The report notes strong improvement in most retail product types and markets over the past 12 months, but shows a widening gap between vacancy rates in Class A versus Class C mall properties — roughly 2 percent versus 10 percent.

Other highlights from the report:

  • Community/Neighborhood/Strip Center vacancies fell to 10 percent from 10.7 percent a year prior and 11.2 percent at the 2010 trough. The traditional mix of grocery and drug anchors and restaurants and retail services will bolster this segment in 2014, especially for Class A and B properties, but Class C properties will continue to suffer.
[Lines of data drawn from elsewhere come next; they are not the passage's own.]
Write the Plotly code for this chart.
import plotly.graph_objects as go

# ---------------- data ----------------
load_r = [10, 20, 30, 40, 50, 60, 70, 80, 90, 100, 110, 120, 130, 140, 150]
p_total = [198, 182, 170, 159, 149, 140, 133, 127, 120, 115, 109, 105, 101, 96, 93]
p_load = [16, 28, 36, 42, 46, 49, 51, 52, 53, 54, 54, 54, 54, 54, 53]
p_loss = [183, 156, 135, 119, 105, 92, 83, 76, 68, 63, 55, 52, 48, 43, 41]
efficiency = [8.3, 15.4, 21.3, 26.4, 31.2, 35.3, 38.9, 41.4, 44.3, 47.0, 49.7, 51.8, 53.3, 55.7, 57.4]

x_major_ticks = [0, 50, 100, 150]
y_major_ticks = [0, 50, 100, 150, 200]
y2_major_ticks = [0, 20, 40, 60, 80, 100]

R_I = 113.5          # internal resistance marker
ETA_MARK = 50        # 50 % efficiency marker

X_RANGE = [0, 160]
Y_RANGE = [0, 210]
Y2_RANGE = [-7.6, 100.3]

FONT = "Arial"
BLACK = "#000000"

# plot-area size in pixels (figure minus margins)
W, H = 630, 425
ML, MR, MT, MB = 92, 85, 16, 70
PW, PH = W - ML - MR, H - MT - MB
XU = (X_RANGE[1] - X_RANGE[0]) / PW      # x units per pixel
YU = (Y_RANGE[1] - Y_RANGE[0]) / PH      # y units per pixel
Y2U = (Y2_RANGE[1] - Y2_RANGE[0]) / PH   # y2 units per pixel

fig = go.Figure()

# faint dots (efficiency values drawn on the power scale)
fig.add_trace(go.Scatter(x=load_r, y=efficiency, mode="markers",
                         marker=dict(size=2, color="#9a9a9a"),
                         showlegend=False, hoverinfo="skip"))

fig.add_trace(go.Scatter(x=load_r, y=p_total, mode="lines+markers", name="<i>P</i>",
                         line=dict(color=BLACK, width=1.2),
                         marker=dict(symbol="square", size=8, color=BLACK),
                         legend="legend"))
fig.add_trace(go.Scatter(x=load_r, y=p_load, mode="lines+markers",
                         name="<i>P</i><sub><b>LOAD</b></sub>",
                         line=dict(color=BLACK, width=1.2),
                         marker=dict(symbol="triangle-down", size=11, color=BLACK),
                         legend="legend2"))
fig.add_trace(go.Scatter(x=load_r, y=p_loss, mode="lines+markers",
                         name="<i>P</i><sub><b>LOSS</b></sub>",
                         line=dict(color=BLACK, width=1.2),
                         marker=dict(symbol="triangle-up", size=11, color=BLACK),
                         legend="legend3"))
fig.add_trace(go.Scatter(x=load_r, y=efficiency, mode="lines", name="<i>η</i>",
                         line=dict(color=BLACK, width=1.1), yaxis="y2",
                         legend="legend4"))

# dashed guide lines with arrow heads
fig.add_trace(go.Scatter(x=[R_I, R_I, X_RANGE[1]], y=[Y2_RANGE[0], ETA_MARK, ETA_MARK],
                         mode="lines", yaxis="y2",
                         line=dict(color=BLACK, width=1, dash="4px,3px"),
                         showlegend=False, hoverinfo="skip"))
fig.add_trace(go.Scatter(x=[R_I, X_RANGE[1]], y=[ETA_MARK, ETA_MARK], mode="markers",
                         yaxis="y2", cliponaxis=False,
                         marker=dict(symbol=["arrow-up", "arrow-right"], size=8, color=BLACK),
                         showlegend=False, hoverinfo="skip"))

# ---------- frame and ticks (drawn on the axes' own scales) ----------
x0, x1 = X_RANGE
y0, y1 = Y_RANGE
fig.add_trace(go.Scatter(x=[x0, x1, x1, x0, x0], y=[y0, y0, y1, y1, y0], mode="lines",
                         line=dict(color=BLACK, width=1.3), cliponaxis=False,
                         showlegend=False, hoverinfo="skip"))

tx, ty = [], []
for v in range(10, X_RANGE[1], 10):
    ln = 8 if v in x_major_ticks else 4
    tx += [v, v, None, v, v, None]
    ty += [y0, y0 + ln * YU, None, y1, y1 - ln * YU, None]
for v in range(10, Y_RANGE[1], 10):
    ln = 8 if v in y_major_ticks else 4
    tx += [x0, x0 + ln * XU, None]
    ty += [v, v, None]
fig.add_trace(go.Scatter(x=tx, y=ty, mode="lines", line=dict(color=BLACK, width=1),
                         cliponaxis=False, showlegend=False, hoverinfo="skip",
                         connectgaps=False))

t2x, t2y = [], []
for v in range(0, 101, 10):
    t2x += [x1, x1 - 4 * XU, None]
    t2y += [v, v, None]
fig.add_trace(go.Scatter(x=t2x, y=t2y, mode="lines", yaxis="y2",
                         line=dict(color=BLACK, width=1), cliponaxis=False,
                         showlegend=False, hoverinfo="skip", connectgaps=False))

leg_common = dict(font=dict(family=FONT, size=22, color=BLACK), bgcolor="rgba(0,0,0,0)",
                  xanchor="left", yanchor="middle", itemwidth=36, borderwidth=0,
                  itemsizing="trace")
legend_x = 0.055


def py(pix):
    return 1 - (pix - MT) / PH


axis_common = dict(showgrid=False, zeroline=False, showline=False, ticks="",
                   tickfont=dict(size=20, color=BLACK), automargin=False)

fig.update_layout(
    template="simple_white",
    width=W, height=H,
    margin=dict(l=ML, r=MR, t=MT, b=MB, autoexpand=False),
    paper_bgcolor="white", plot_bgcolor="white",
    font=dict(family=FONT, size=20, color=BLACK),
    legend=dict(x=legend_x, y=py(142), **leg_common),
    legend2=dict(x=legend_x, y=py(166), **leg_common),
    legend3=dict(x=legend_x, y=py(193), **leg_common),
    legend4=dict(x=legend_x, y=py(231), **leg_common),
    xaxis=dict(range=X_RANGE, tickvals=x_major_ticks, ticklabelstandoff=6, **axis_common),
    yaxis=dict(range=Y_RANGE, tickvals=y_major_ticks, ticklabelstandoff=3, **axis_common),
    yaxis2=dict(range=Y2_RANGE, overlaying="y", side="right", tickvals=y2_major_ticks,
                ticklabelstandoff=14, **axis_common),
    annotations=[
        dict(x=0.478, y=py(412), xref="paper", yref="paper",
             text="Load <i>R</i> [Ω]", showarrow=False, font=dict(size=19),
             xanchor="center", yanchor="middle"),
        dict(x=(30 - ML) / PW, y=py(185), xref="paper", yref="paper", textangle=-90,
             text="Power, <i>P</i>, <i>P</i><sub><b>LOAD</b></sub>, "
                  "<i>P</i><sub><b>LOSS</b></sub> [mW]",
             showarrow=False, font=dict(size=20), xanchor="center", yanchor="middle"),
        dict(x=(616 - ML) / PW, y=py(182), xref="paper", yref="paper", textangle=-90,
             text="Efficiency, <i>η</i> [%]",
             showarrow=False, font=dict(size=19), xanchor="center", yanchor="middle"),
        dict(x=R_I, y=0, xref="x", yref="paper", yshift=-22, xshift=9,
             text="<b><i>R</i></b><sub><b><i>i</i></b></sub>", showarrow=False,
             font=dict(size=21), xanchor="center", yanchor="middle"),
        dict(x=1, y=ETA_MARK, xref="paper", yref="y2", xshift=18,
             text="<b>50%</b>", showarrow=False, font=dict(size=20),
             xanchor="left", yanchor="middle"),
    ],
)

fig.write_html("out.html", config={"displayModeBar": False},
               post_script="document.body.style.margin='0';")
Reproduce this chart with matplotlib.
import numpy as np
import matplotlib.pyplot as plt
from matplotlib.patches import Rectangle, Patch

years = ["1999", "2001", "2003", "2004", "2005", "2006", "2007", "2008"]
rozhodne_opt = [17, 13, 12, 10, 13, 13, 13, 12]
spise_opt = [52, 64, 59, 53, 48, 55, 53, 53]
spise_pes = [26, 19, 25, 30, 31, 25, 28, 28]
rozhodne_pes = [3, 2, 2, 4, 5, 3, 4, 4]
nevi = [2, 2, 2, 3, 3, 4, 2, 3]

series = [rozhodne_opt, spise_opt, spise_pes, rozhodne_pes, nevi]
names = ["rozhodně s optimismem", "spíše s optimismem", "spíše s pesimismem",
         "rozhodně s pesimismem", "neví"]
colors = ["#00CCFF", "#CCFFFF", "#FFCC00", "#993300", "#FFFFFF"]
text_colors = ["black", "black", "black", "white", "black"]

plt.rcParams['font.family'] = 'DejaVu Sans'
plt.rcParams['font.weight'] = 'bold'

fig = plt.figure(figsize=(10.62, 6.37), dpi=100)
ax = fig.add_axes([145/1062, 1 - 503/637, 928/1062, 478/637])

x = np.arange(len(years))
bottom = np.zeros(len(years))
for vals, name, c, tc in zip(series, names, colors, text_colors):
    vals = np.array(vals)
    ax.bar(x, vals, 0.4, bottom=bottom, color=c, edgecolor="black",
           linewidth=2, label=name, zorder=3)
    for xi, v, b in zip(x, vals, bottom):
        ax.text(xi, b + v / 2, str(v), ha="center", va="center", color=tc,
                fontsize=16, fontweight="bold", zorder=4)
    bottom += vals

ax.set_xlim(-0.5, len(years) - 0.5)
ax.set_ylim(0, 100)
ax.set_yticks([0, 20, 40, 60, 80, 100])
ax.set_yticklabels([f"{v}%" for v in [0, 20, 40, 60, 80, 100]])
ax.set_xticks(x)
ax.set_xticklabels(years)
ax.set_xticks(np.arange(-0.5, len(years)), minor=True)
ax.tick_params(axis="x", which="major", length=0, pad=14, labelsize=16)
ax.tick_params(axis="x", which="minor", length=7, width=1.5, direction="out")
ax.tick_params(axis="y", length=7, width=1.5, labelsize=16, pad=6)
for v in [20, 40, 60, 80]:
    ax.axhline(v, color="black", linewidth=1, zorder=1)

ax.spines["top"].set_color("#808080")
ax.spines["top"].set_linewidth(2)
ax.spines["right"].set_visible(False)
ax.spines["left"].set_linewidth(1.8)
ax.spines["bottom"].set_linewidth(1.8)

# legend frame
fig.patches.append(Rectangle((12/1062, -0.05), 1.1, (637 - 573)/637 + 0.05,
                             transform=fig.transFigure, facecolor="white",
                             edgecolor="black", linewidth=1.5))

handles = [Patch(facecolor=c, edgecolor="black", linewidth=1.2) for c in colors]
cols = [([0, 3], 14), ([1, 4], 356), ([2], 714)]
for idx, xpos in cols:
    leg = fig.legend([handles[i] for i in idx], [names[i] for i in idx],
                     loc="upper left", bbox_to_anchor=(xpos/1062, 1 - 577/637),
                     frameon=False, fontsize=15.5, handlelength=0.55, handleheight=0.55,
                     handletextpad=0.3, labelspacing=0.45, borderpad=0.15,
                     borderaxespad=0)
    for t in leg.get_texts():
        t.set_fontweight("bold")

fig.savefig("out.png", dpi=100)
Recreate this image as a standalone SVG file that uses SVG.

  • Mall vacancy overall closed 2013 at 4.5 percent with the aforementioned gap between Class A and Class C product and Class B owners getting squeezed to compete with prime properties. Leading mall owners are adapting and shifting tenant mixes to accommodate more entertainment and restaurant tenants.
  • Outlets/Lifestyle Centers tell a similar story. Class A outlet centers and malls were at 4 percent and 5 percent vacancy, respectively, at the end of 2013, while the overall sector was at 7.4 percent. The overwhelming majority of new development is in the outlet subsector.